> _Given information_:
☆ ☆ ☆ ☆ ☆
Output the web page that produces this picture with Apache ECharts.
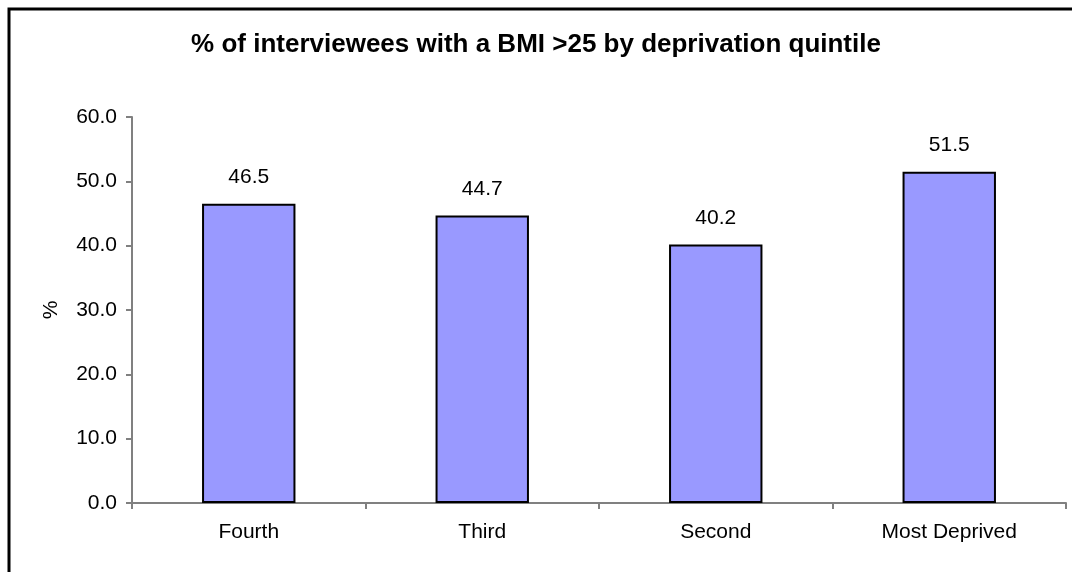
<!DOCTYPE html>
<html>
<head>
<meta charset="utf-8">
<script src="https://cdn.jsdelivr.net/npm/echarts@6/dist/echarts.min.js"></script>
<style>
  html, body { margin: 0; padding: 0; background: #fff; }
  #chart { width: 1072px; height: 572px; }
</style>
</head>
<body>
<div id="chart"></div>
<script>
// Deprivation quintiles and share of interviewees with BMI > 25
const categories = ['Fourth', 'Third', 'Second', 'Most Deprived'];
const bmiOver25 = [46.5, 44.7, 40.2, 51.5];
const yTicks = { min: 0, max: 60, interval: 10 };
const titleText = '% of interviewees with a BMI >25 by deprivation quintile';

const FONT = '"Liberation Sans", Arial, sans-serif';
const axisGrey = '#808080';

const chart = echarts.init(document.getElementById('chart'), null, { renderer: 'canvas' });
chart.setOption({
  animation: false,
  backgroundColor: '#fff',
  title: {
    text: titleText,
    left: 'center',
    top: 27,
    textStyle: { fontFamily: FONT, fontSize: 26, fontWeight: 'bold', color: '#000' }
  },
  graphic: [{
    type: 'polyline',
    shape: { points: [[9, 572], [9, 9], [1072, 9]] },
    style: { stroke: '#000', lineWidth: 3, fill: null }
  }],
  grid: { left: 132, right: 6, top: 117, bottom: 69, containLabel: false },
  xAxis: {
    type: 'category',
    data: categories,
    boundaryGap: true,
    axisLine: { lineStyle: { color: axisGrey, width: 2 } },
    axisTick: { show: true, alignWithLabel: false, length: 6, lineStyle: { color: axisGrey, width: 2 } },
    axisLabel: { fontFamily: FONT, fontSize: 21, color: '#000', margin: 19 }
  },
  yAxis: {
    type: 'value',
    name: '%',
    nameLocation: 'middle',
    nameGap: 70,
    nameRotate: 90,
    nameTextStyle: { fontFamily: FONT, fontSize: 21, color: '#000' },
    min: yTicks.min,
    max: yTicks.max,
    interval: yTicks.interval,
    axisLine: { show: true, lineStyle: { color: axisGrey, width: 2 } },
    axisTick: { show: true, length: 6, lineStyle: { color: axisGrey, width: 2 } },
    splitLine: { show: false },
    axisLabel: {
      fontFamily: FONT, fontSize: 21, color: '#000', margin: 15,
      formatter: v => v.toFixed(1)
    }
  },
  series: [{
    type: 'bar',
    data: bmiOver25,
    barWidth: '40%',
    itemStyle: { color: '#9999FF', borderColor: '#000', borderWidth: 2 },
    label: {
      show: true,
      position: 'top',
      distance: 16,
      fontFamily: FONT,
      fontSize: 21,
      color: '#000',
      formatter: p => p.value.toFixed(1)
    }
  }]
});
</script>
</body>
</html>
☆ ☆ ☆ ☆ ☆
> _What you should do_: Give again, word for word, every line from the top of the data above to the line holding "const axisGrey = '#808080';", inclusive, with the pictures left out.

> _Result of this exercise_:
Output the web page that produces this picture with Apache ECharts.
<!DOCTYPE html>
<html>
<head>
<meta charset="utf-8">
<script src="https://cdn.jsdelivr.net/npm/echarts@6/dist/echarts.min.js"></script>
<style>
  html, body { margin: 0; padding: 0; background: #fff; }
  #chart { width: 1072px; height: 572px; }
</style>
</head>
<body>
<div id="chart"></div>
<script>
// Deprivation quintiles and share of interviewees with BMI > 25
const categories = ['Fourth', 'Third', 'Second', 'Most Deprived'];
const bmiOver25 = [46.5, 44.7, 40.2, 51.5];
const yTicks = { min: 0, max: 60, interval: 10 };
const titleText = '% of interviewees with a BMI >25 by deprivation quintile';

const FONT = '"Liberation Sans", Arial, sans-serif';
const axisGrey = '#808080';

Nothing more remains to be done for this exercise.